— Start of Available data —

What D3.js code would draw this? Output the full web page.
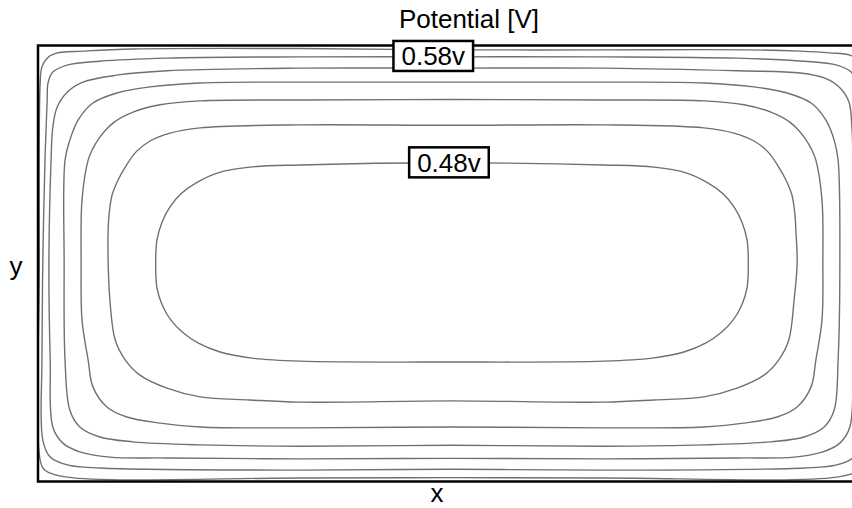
<!DOCTYPE html>
<html>
<head>
<meta charset="utf-8">
<script src="https://cdn.jsdelivr.net/npm/d3@7.9.0/dist/d3.min.js"></script>
<style>
  body { margin: 0; background: #fff; }
  svg { display: block; font-family: "Liberation Sans", Arial, sans-serif; }
</style>
</head>
<body>
<svg id="chart" width="852" height="508"></svg>
<script>
// potential levels, outermost first
const levels = [0.60, 0.58, 0.56, 0.54, 0.52, 0.50, 0.48];

// contour rings, in mm (x 0..190, y 0..100 from the bottom)
const c060 = [[0.3,50],[0.5,91.4],[0.9,95.1],[2.1,97.1],[4.4,98.3],[10.3,98.7],[21.8,99.2],[60.1,99.3],[95,99.0],[129,99.0],[163.4,99.0],[174.9,98.7],[181.7,98.3],[186.3,97.8],[188.6,96.2],[189.5,92.1],[189.7,50],[189.5,4.9],[188.4,2.6],[183.3,1.0],[129.9,0.8],[95,0.9],[60.1,0.8],[6.7,1.0],[1.6,2.6],[0.5,4.9]];
const c058 = [[1.1,50.1],[1.6,73.7],[2.1,87.5],[2.3,91.4],[3.4,93.9],[6.7,95.5],[14.2,96.4],[29.6,97.1],[60.1,97.4],[95,97.4],[129.9,97.4],[160.4,97.1],[175.8,96.4],[183.3,95.5],[186.6,93.9],[187.7,91.4],[187.9,87.5],[188.4,73.7],[188.8,50.1],[189.1,27.9],[188.8,9.5],[187.2,5.6],[183.3,3.8],[175.8,3.1],[129.9,2.6],[95,2.8],[60.1,2.6],[14.2,3.1],[6.7,3.8],[2.8,5.6],[1.1,9.5],[0.9,27.9]];
const c056 = [[2.5,50.1],[3.0,73.7],[3.4,81.3],[4.4,85.9],[6.7,89.3],[10.3,91.6],[18.1,93.2],[29.6,94.2],[60.1,94.8],[95,94.8],[129.9,94.8],[160.4,94.2],[174.9,93.7],[180.6,92.5],[184.0,90.3],[186.1,87.0],[186.8,80.6],[187.0,73.7],[187.2,50.1],[187.0,27.9],[186.3,12.5],[184.0,8.8],[180.1,6.8],[173.5,5.6],[160.4,5.4],[129.9,5.2],[95,5.3],[60.1,5.2],[29.6,5.4],[16.5,5.6],[9.6,6.8],[5.7,8.8],[3.4,12.5],[2.8,27.9]];
const c054 = [[6.0,50.1],[6.2,73.7],[7.3,78.3],[9.2,82.9],[12.6,86.8],[18.1,89.1],[25.7,90.5],[37.2,91.4],[60.1,91.6],[95,91.6],[129.9,91.6],[152.8,91.4],[164.3,90.5],[171.9,89.1],[177.4,86.8],[180.8,82.9],[182.7,78.3],[183.6,73.7],[184.0,50.1],[183.6,27.9],[182.7,16.4],[180.4,12.5],[175.8,10.2],[168.2,9.1],[152.8,8.4],[129.9,8.1],[95,8.3],[60.1,8.1],[37.2,8.4],[21.8,9.1],[14.2,10.2],[9.6,12.5],[7.3,16.4],[6.2,27.9]];
const c052 = [[9.9,50.1],[10.1,64.6],[11.5,73.7],[12.4,76.0],[14.2,79.0],[17.2,82.2],[21.8,84.7],[28.0,86.4],[37.2,87.3],[60.1,87.5],[95,87.6],[129.9,87.5],[152.8,87.3],[162.0,86.4],[168.2,84.7],[172.8,82.2],[175.8,79.0],[177.6,76.0],[178.5,73.7],[179.9,64.6],[180.1,50.1],[179.9,37.0],[178.5,27.9],[177.4,21.7],[174.2,17.1],[169.6,14.8],[162.0,13.4],[152.8,12.5],[129.9,12.3],[95,12.5],[60.1,12.3],[37.2,12.5],[28.0,13.4],[20.4,14.8],[15.8,17.1],[12.6,21.7],[11.5,27.9],[10.1,37.0]];
const c050 = [[16.1,50.1],[16.1,57.7],[16.3,61.1],[17.0,65.7],[18.4,69.2],[20.2,72.4],[22.5,75.6],[25.7,78.1],[30.3,79.9],[37.2,81.1],[60.1,81.8],[95,81.7],[129.9,81.8],[152.8,81.1],[159.7,79.9],[164.3,78.1],[167.5,75.6],[169.8,72.4],[171.6,69.2],[173.0,65.7],[173.7,61.1],[173.9,57.7],[174.2,50.1],[173.5,41.6],[172.3,32.5],[170.0,27.9],[166.6,24.4],[160.4,21.4],[152.8,19.4],[141.4,18.7],[129.9,18.2],[95,18.5],[60.1,18.2],[48.6,18.7],[37.2,19.4],[29.6,21.4],[23.4,24.4],[20.0,27.9],[17.7,32.5],[16.5,41.6]];
const c048 = [[27.0,50.1],[27.3,55.4],[28.5,59.6],[30.3,63.0],[32.8,66.0],[36.3,68.5],[41.3,70.8],[48.6,72.1],[60.1,72.6],[95,73.1],[129.9,72.6],[141.4,72.1],[148.7,70.8],[153.7,68.5],[157.2,66.0],[159.7,63.0],[161.5,59.6],[162.7,55.4],[163.0,50.1],[162.7,44.4],[161.5,40.5],[159.5,37.0],[156.7,34.1],[153.3,31.8],[148.2,29.7],[140.9,28.3],[129.9,27.6],[95,27.4],[60.1,27.6],[49.1,28.3],[41.8,29.7],[36.7,31.8],[33.3,34.1],[30.5,37.0],[28.5,40.5],[27.3,44.4]];

const rings = [c060, c058, c056, c054, c052, c050, c048];

// inline labels: level and where it sits (mm)
const labelLevels = [0.58, 0.48];
const labelX = [90.7, 94.3];
const labelY = [97.6, 73.2];

const svg = d3.select('#chart');
const x = d3.scaleLinear().domain([0, 190]).range([38, 866]);
const y = d3.scaleLinear().domain([0, 100]).range([481.5, 45.5]);

svg.append('clipPath').attr('id', 'plotclip')
  .append('rect')
  .attr('x', x(0)).attr('y', y(100))
  .attr('width', x(190) - x(0)).attr('height', y(0) - y(100));

const line = d3.line()
  .x((d) => x(d[0]))
  .y((d) => y(d[1]))
  .curve(d3.curveCatmullRomClosed.alpha(0.5));

svg.append('g')
  .attr('clip-path', 'url(#plotclip)')
  .selectAll('path')
  .data(rings)
  .join('path')
  .attr('d', line)
  .attr('fill', 'none')
  .attr('stroke', '#707070')
  .attr('stroke-width', 1.4);

// frame
svg.append('rect')
  .attr('x', x(0)).attr('y', y(100))
  .attr('width', x(190) - x(0)).attr('height', y(0) - y(100))
  .attr('fill', 'none')
  .attr('stroke', '#000')
  .attr('stroke-width', 2.5);

// contour labels
labelLevels.forEach((lv, i) => {
  let g = svg.append('g').attr('transform', `translate(${x(labelX[i])},${y(labelY[i])})`);
  let t = g.append('text')
    .attr('text-anchor', 'middle')
    .attr('dy', '0.36em')
    .attr('font-size', 26)
    .text(d3.format('.2f')(lv) + 'v');
  let bb = t.node().getBBox();
  g.insert('rect', 'text')
    .attr('x', bb.x - 8).attr('y', -15)
    .attr('width', bb.width + 16).attr('height', 30)
    .attr('fill', '#fff')
    .attr('stroke', '#000')
    .attr('stroke-width', 2.5);
});

svg.append('text')
  .attr('x', 469).attr('y', 28)
  .attr('text-anchor', 'middle')
  .attr('font-size', 26)
  .text('Potential [V]');

svg.append('text')
  .attr('x', 16).attr('y', 275)
  .attr('text-anchor', 'middle')
  .attr('font-size', 26)
  .text('y');

svg.append('text')
  .attr('x', 437).attr('y', 502)
  .attr('text-anchor', 'middle')
  .attr('font-size', 26)
  .text('x');
</script>
</body>
</html>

— End of Available data —

Short exercise: Take the data above and repeat it exactly, leaving each picture out.

Written response:
What D3.js code would draw this? Output the full web page.
<!DOCTYPE html>
<html>
<head>
<meta charset="utf-8">
<script src="https://cdn.jsdelivr.net/npm/d3@7.9.0/dist/d3.min.js"></script>
<style>
  body { margin: 0; background: #fff; }
  svg { display: block; font-family: "Liberation Sans", Arial, sans-serif; }
</style>
</head>
<body>
<svg id="chart" width="852" height="508"></svg>
<script>
// potential levels, outermost first
const levels = [0.60, 0.58, 0.56, 0.54, 0.52, 0.50, 0.48];

// contour rings, in mm (x 0..190, y 0..100 from the bottom)
const c060 = [[0.3,50],[0.5,91.4],[0.9,95.1],[2.1,97.1],[4.4,98.3],[10.3,98.7],[21.8,99.2],[60.1,99.3],[95,99.0],[129,99.0],[163.4,99.0],[174.9,98.7],[181.7,98.3],[186.3,97.8],[188.6,96.2],[189.5,92.1],[189.7,50],[189.5,4.9],[188.4,2.6],[183.3,1.0],[129.9,0.8],[95,0.9],[60.1,0.8],[6.7,1.0],[1.6,2.6],[0.5,4.9]];
const c058 = [[1.1,50.1],[1.6,73.7],[2.1,87.5],[2.3,91.4],[3.4,93.9],[6.7,95.5],[14.2,96.4],[29.6,97.1],[60.1,97.4],[95,97.4],[129.9,97.4],[160.4,97.1],[175.8,96.4],[183.3,95.5],[186.6,93.9],[187.7,91.4],[187.9,87.5],[188.4,73.7],[188.8,50.1],[189.1,27.9],[188.8,9.5],[187.2,5.6],[183.3,3.8],[175.8,3.1],[129.9,2.6],[95,2.8],[60.1,2.6],[14.2,3.1],[6.7,3.8],[2.8,5.6],[1.1,9.5],[0.9,27.9]];
const c056 = [[2.5,50.1],[3.0,73.7],[3.4,81.3],[4.4,85.9],[6.7,89.3],[10.3,91.6],[18.1,93.2],[29.6,94.2],[60.1,94.8],[95,94.8],[129.9,94.8],[160.4,94.2],[174.9,93.7],[180.6,92.5],[184.0,90.3],[186.1,87.0],[186.8,80.6],[187.0,73.7],[187.2,50.1],[187.0,27.9],[186.3,12.5],[184.0,8.8],[180.1,6.8],[173.5,5.6],[160.4,5.4],[129.9,5.2],[95,5.3],[60.1,5.2],[29.6,5.4],[16.5,5.6],[9.6,6.8],[5.7,8.8],[3.4,12.5],[2.8,27.9]];
const c054 = [[6.0,50.1],[6.2,73.7],[7.3,78.3],[9.2,82.9],[12.6,86.8],[18.1,89.1],[25.7,90.5],[37.2,91.4],[60.1,91.6],[95,91.6],[129.9,91.6],[152.8,91.4],[164.3,90.5],[171.9,89.1],[177.4,86.8],[180.8,82.9],[182.7,78.3],[183.6,73.7],[184.0,50.1],[183.6,27.9],[182.7,16.4],[180.4,12.5],[175.8,10.2],[168.2,9.1],[152.8,8.4],[129.9,8.1],[95,8.3],[60.1,8.1],[37.2,8.4],[21.8,9.1],[14.2,10.2],[9.6,12.5],[7.3,16.4],[6.2,27.9]];
const c052 = [[9.9,50.1],[10.1,64.6],[11.5,73.7],[12.4,76.0],[14.2,79.0],[17.2,82.2],[21.8,84.7],[28.0,86.4],[37.2,87.3],[60.1,87.5],[95,87.6],[129.9,87.5],[152.8,87.3],[162.0,86.4],[168.2,84.7],[172.8,82.2],[175.8,79.0],[177.6,76.0],[178.5,73.7],[179.9,64.6],[180.1,50.1],[179.9,37.0],[178.5,27.9],[177.4,21.7],[174.2,17.1],[169.6,14.8],[162.0,13.4],[152.8,12.5],[129.9,12.3],[95,12.5],[60.1,12.3],[37.2,12.5],[28.0,13.4],[20.4,14.8],[15.8,17.1],[12.6,21.7],[11.5,27.9],[10.1,37.0]];
const c050 = [[16.1,50.1],[16.1,57.7],[16.3,61.1],[17.0,65.7],[18.4,69.2],[20.2,72.4],[22.5,75.6],[25.7,78.1],[30.3,79.9],[37.2,81.1],[60.1,81.8],[95,81.7],[129.9,81.8],[152.8,81.1],[159.7,79.9],[164.3,78.1],[167.5,75.6],[169.8,72.4],[171.6,69.2],[173.0,65.7],[173.7,61.1],[173.9,57.7],[174.2,50.1],[173.5,41.6],[172.3,32.5],[170.0,27.9],[166.6,24.4],[160.4,21.4],[152.8,19.4],[141.4,18.7],[129.9,18.2],[95,18.5],[60.1,18.2],[48.6,18.7],[37.2,19.4],[29.6,21.4],[23.4,24.4],[20.0,27.9],[17.7,32.5],[16.5,41.6]];
const c048 = [[27.0,50.1],[27.3,55.4],[28.5,59.6],[30.3,63.0],[32.8,66.0],[36.3,68.5],[41.3,70.8],[48.6,72.1],[60.1,72.6],[95,73.1],[129.9,72.6],[141.4,72.1],[148.7,70.8],[153.7,68.5],[157.2,66.0],[159.7,63.0],[161.5,59.6],[162.7,55.4],[163.0,50.1],[162.7,44.4],[161.5,40.5],[159.5,37.0],[156.7,34.1],[153.3,31.8],[148.2,29.7],[140.9,28.3],[129.9,27.6],[95,27.4],[60.1,27.6],[49.1,28.3],[41.8,29.7],[36.7,31.8],[33.3,34.1],[30.5,37.0],[28.5,40.5],[27.3,44.4]];

const rings = [c060, c058, c056, c054, c052, c050, c048];

// inline labels: level and where it sits (mm)
const labelLevels = [0.58, 0.48];
const labelX = [90.7, 94.3];
const labelY = [97.6, 73.2];

const svg = d3.select('#chart');
const x = d3.scaleLinear().domain([0, 190]).range([38, 866]);
const y = d3.scaleLinear().domain([0, 100]).range([481.5, 45.5]);

svg.append('clipPath').attr('id', 'plotclip')
  .append('rect')
  .attr('x', x(0)).attr('y', y(100))
  .attr('width', x(190) - x(0)).attr('height', y(0) - y(100));

const line = d3.line()
  .x((d) => x(d[0]))
  .y((d) => y(d[1]))
  .curve(d3.curveCatmullRomClosed.alpha(0.5));

svg.append('g')
  .attr('clip-path', 'url(#plotclip)')
  .selectAll('path')
  .data(rings)
  .join('path')
  .attr('d', line)
  .attr('fill', 'none')
  .attr('stroke', '#707070')
  .attr('stroke-width', 1.4);

// frame
svg.append('rect')
  .attr('x', x(0)).attr('y', y(100))
  .attr('width', x(190) - x(0)).attr('height', y(0) - y(100))
  .attr('fill', 'none')
  .attr('stroke', '#000')
  .attr('stroke-width', 2.5);

// contour labels
labelLevels.forEach((lv, i) => {
  let g = svg.append('g').attr('transform', `translate(${x(labelX[i])},${y(labelY[i])})`);
  let t = g.append('text')
    .attr('text-anchor', 'middle')
    .attr('dy', '0.36em')
    .attr('font-size', 26)
    .text(d3.format('.2f')(lv) + 'v');
  let bb = t.node().getBBox();
  g.insert('rect', 'text')
    .attr('x', bb.x - 8).attr('y', -15)
    .attr('width', bb.width + 16).attr('height', 30)
    .attr('fill', '#fff')
    .attr('stroke', '#000')
    .attr('stroke-width', 2.5);
});

svg.append('text')
  .attr('x', 469).attr('y', 28)
  .attr('text-anchor', 'middle')
  .attr('font-size', 26)
  .text('Potential [V]');

svg.append('text')
  .attr('x', 16).attr('y', 275)
  .attr('text-anchor', 'middle')
  .attr('font-size', 26)
  .text('y');

svg.append('text')
  .attr('x', 437).attr('y', 502)
  .attr('text-anchor', 'middle')
  .attr('font-size', 26)
  .text('x');
</script>
</body>
</html>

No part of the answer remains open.